INFORMATION SUPPLIED>
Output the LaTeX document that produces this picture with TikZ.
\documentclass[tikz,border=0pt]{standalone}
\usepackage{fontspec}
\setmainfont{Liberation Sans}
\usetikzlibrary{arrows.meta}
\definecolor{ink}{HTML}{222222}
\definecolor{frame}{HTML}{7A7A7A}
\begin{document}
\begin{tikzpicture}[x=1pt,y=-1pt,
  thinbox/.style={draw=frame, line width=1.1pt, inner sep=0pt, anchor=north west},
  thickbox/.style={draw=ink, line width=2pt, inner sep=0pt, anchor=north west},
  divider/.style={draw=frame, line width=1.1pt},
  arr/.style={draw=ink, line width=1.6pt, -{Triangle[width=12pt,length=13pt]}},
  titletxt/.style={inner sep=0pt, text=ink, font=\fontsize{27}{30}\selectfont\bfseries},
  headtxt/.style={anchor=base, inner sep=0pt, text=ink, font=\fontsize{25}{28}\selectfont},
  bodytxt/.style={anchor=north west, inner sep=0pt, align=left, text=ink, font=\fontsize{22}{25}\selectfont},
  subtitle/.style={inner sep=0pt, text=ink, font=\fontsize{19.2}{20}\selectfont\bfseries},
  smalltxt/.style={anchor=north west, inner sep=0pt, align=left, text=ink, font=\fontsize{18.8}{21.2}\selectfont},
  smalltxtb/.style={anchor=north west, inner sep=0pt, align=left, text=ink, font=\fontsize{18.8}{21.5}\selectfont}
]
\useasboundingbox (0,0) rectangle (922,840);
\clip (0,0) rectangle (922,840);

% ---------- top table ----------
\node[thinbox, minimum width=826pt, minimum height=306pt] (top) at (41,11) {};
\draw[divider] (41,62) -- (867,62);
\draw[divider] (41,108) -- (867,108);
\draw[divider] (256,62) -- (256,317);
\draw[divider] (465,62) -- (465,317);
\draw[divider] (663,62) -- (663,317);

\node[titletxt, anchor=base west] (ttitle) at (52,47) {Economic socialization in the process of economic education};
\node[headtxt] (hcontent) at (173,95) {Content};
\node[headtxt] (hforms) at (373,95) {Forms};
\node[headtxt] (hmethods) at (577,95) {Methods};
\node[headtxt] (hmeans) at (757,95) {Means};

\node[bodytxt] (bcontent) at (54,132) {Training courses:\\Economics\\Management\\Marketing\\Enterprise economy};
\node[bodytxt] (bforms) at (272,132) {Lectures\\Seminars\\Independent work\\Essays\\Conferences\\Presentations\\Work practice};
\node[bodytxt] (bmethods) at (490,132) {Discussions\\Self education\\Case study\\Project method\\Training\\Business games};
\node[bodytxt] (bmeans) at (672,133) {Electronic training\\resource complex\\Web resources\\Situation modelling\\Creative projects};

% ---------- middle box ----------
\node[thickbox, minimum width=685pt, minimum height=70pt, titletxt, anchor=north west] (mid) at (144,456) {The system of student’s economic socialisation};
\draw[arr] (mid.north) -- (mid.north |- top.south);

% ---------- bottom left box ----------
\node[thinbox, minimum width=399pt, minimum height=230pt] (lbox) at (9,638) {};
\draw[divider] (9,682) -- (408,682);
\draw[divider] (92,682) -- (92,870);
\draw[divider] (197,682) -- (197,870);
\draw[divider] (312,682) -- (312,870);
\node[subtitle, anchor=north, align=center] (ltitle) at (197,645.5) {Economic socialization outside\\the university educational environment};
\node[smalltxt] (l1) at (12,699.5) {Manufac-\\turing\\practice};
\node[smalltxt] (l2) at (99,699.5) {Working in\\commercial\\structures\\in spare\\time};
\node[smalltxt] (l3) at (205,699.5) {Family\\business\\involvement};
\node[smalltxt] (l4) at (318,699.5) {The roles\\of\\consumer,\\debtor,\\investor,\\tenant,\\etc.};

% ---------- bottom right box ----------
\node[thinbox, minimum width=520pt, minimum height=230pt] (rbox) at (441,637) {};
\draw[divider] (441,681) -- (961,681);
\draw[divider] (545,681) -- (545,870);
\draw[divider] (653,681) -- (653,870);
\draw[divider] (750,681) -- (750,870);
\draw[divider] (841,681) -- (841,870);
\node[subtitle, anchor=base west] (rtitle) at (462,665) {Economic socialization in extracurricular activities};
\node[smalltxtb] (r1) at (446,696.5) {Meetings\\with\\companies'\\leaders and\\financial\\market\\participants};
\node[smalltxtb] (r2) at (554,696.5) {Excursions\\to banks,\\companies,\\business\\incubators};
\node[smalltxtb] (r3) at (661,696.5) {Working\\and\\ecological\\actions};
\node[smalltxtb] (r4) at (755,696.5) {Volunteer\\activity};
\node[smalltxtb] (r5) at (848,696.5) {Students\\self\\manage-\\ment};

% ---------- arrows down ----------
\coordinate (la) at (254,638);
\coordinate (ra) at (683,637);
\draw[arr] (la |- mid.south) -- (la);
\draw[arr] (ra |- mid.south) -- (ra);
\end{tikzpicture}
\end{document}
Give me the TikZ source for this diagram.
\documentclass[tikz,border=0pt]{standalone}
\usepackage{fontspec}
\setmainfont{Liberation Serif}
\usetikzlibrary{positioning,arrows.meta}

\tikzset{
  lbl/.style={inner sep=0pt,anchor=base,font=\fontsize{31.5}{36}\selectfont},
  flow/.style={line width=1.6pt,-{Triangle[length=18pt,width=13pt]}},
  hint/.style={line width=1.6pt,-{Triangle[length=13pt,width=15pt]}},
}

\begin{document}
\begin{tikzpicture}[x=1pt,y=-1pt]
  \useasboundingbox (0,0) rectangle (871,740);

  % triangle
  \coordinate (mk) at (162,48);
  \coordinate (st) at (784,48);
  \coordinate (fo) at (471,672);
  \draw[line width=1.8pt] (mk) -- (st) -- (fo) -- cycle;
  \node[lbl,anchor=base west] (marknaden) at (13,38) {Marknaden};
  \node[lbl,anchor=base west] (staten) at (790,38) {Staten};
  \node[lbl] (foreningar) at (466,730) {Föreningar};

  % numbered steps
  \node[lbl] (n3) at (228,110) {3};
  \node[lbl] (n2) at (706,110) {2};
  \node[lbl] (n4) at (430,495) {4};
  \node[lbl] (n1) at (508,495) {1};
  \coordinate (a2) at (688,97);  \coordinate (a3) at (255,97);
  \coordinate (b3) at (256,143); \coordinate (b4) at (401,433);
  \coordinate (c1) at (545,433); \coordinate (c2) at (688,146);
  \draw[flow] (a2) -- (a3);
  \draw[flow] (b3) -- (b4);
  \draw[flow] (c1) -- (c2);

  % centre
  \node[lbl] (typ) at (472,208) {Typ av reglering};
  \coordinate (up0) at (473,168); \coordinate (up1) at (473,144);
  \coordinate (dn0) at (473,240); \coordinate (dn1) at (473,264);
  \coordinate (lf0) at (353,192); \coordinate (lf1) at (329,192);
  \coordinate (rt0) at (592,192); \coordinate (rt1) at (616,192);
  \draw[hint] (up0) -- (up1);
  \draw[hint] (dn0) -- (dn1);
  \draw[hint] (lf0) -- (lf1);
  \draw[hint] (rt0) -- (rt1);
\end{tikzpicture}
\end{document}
==
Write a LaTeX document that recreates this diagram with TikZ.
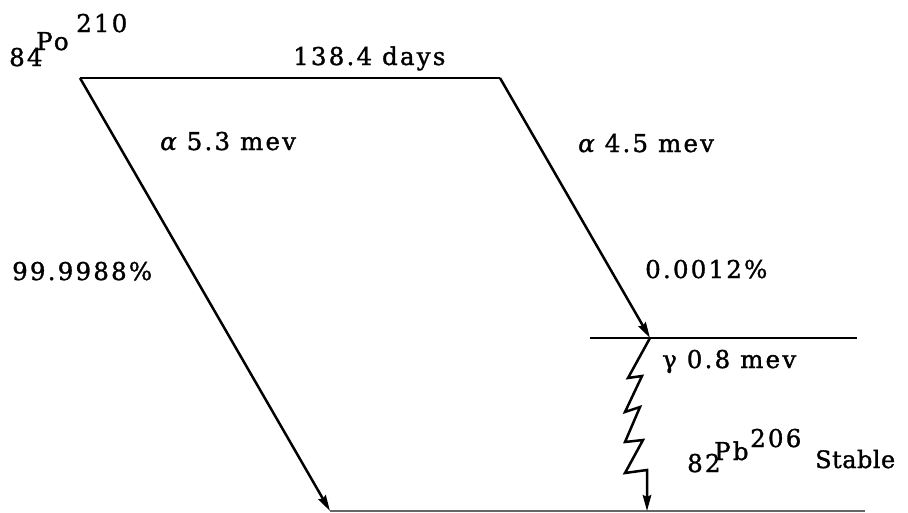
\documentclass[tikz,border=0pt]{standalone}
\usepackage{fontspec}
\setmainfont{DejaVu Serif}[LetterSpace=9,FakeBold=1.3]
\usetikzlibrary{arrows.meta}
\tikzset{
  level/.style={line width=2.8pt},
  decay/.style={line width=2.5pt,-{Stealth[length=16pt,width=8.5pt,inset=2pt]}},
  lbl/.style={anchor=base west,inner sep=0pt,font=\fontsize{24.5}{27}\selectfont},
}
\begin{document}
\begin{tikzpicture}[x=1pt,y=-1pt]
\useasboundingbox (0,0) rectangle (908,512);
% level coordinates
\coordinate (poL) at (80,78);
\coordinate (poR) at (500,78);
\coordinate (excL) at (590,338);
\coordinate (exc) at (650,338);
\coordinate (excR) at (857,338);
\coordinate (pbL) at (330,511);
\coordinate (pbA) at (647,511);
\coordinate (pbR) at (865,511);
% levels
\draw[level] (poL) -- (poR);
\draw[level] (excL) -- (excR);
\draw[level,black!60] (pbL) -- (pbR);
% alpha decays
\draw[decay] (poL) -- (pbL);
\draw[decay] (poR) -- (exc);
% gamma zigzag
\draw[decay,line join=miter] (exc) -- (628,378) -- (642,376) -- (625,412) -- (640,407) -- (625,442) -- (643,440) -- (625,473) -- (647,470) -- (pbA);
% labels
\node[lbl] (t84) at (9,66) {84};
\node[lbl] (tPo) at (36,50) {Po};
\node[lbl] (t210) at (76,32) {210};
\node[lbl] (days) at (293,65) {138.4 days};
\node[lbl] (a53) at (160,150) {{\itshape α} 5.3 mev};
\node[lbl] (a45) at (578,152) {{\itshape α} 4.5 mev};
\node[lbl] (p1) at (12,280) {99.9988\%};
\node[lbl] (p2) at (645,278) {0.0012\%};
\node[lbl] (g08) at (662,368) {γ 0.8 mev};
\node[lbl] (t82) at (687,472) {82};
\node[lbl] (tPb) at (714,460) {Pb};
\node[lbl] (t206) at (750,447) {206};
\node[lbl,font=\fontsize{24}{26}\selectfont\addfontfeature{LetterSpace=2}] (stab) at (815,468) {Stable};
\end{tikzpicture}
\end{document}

GOAL> Pick out each line containing the string "LaTeX" and copy it.

SOLUTION>
Output the LaTeX document that produces this picture with TikZ.
Write a LaTeX document that recreates this diagram with TikZ.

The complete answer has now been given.